* The task *
Set down each line of the material that follows, exactly, with no pictures.

* Material *
==================================================
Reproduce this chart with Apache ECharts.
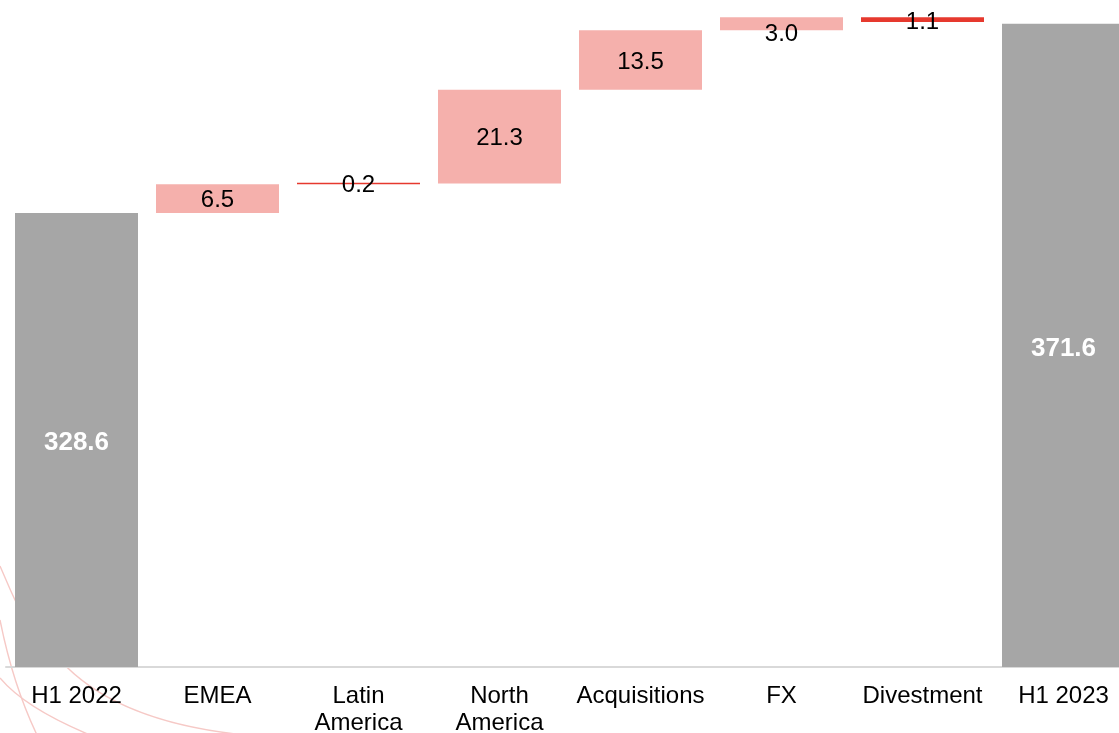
<!DOCTYPE html>
<html>
<head>
<meta charset="utf-8">
<style>
html,body{margin:0;padding:0;background:#fff;}
#chart{width:1119px;height:733px;}
</style>
<script src="https://cdn.jsdelivr.net/npm/echarts@6/dist/echarts.min.js"></script>
</head>
<body>
<div id="chart"></div>
<script>
const categories = ['H1 2022', 'EMEA', 'Latin\nAmerica', 'North\nAmerica', 'Acquisitions', 'FX', 'Divestment', 'H1 2023'];
const values = [328.6, 6.5, 0.2, 21.3, 13.5, 3.0, -1.1, 371.6];
const kinds = ['total', 'delta', 'delta', 'delta', 'delta', 'delta', 'delta', 'total'];

const colTotal = '#a6a6a6';
const colUp = '#f5b0ac';
const colRed = '#e6392e';

// build waterfall (base + visible)
let running = 0;
const base = [], vis = [];
values.forEach((v, i) => {
  if (kinds[i] === 'total') {
    base.push(0);
    vis.push(v);
    running = v;
  } else {
    const lo = v >= 0 ? running : running + v;
    base.push(lo);
    vis.push(Math.abs(v));
    running += v;
  }
});

function barColor(i) {
  if (kinds[i] === 'total') return colTotal;
  if (values[i] < 0 || Math.abs(values[i]) < 0.5) return colRed;
  return colUp;
}

const visData = vis.map((v, i) => {
  const isTotal = kinds[i] === 'total';
  const item = {
    value: v,
    itemStyle: { color: barColor(i) },
    label: isTotal
      ? { color: '#fff', fontWeight: 'bold', fontSize: 26, offset: [0, 3] }
      : { color: '#000', fontSize: 24, offset: [0, 2] }
  };
  if (categories[i] === 'FX') item.label.offset = [0, 11];
  if (categories[i] === 'Divestment') item.label.offset = [0, 3];
  return item;
});

const chart = echarts.init(document.getElementById('chart'), null, { renderer: 'canvas' });

// decorative background swooshes (bottom-left corner)
const swooshes = [
  [0, 566, 10, 590, 22, 615],
  [0, 620, 13, 685, 37, 735],
  [0, 678, 25, 708, 90, 735],
  [60, 660, 116, 722, 245, 735]
];

chart.setOption({
  animation: false,
  backgroundColor: '#fff',
  textStyle: { fontFamily: 'Liberation Sans, Arial, sans-serif' },
  graphic: swooshes.map(s => ({
    type: 'bezierCurve',
    z: -10,
    silent: true,
    shape: { x1: s[0], y1: s[1], cpx1: s[2], cpy1: s[3], x2: s[4], y2: s[5] },
    style: { fill: 'none', stroke: '#f6c9c6', lineWidth: 1.4 }
  })),
  grid: {
    left: 6, width: 1128, top: 0, bottom: 66,
    containLabel: false,
    outerBoundsMode: 'none'
  },
  xAxis: {
    type: 'category',
    data: categories,
    axisLine: { lineStyle: { color: '#d9d9d9', width: 2 } },
    axisTick: { show: false },
    axisLabel: {
      interval: 0,
      color: '#000',
      fontSize: 24,
      lineHeight: 27,
      margin: 16,
      fontFamily: 'Liberation Sans, Arial, sans-serif'
    }
  },
  yAxis: {
    type: 'value',
    min: 225.4,
    max: 377,
    show: false,
    splitLine: { show: false }
  },
  series: [
    {
      type: 'bar',
      stack: 'wf',
      barWidth: 123,
      itemStyle: { color: 'transparent' },
      emphasis: { disabled: true },
      data: base
    },
    {
      type: 'bar',
      stack: 'wf',
      barWidth: 123,
      barMinHeight: 1.6,
      label: {
        show: true,
        position: 'inside',
        formatter: p => Math.abs(values[p.dataIndex]).toFixed(1),
        fontFamily: 'Liberation Sans, Arial, sans-serif'
      },
      data: visData
    }
  ]
});
</script>
</body>
</html>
==================================================
* Task solution *
Reproduce this chart with Apache ECharts.
<!DOCTYPE html>
<html>
<head>
<meta charset="utf-8">
<style>
html,body{margin:0;padding:0;background:#fff;}
#chart{width:1119px;height:733px;}
</style>
<script src="https://cdn.jsdelivr.net/npm/echarts@6/dist/echarts.min.js"></script>
</head>
<body>
<div id="chart"></div>
<script>
const categories = ['H1 2022', 'EMEA', 'Latin\nAmerica', 'North\nAmerica', 'Acquisitions', 'FX', 'Divestment', 'H1 2023'];
const values = [328.6, 6.5, 0.2, 21.3, 13.5, 3.0, -1.1, 371.6];
const kinds = ['total', 'delta', 'delta', 'delta', 'delta', 'delta', 'delta', 'total'];

const colTotal = '#a6a6a6';
const colUp = '#f5b0ac';
const colRed = '#e6392e';

// build waterfall (base + visible)
let running = 0;
const base = [], vis = [];
values.forEach((v, i) => {
  if (kinds[i] === 'total') {
    base.push(0);
    vis.push(v);
    running = v;
  } else {
    const lo = v >= 0 ? running : running + v;
    base.push(lo);
    vis.push(Math.abs(v));
    running += v;
  }
});

function barColor(i) {
  if (kinds[i] === 'total') return colTotal;
  if (values[i] < 0 || Math.abs(values[i]) < 0.5) return colRed;
  return colUp;
}

const visData = vis.map((v, i) => {
  const isTotal = kinds[i] === 'total';
  const item = {
    value: v,
    itemStyle: { color: barColor(i) },
    label: isTotal
      ? { color: '#fff', fontWeight: 'bold', fontSize: 26, offset: [0, 3] }
      : { color: '#000', fontSize: 24, offset: [0, 2] }
  };
  if (categories[i] === 'FX') item.label.offset = [0, 11];
  if (categories[i] === 'Divestment') item.label.offset = [0, 3];
  return item;
});

const chart = echarts.init(document.getElementById('chart'), null, { renderer: 'canvas' });

// decorative background swooshes (bottom-left corner)
const swooshes = [
  [0, 566, 10, 590, 22, 615],
  [0, 620, 13, 685, 37, 735],
  [0, 678, 25, 708, 90, 735],
  [60, 660, 116, 722, 245, 735]
];

chart.setOption({
  animation: false,
  backgroundColor: '#fff',
  textStyle: { fontFamily: 'Liberation Sans, Arial, sans-serif' },
  graphic: swooshes.map(s => ({
    type: 'bezierCurve',
    z: -10,
    silent: true,
    shape: { x1: s[0], y1: s[1], cpx1: s[2], cpy1: s[3], x2: s[4], y2: s[5] },
    style: { fill: 'none', stroke: '#f6c9c6', lineWidth: 1.4 }
  })),
  grid: {
    left: 6, width: 1128, top: 0, bottom: 66,
    containLabel: false,
    outerBoundsMode: 'none'
  },
  xAxis: {
    type: 'category',
    data: categories,
    axisLine: { lineStyle: { color: '#d9d9d9', width: 2 } },
    axisTick: { show: false },
    axisLabel: {
      interval: 0,
      color: '#000',
      fontSize: 24,
      lineHeight: 27,
      margin: 16,
      fontFamily: 'Liberation Sans, Arial, sans-serif'
    }
  },
  yAxis: {
    type: 'value',
    min: 225.4,
    max: 377,
    show: false,
    splitLine: { show: false }
  },
  series: [
    {
      type: 'bar',
      stack: 'wf',
      barWidth: 123,
      itemStyle: { color: 'transparent' },
      emphasis: { disabled: true },
      data: base
    },
    {
      type: 'bar',
      stack: 'wf',
      barWidth: 123,
      barMinHeight: 1.6,
      label: {
        show: true,
        position: 'inside',
        formatter: p => Math.abs(values[p.dataIndex]).toFixed(1),
        fontFamily: 'Liberation Sans, Arial, sans-serif'
      },
      data: visData
    }
  ]
});
</script>
</body>
</html>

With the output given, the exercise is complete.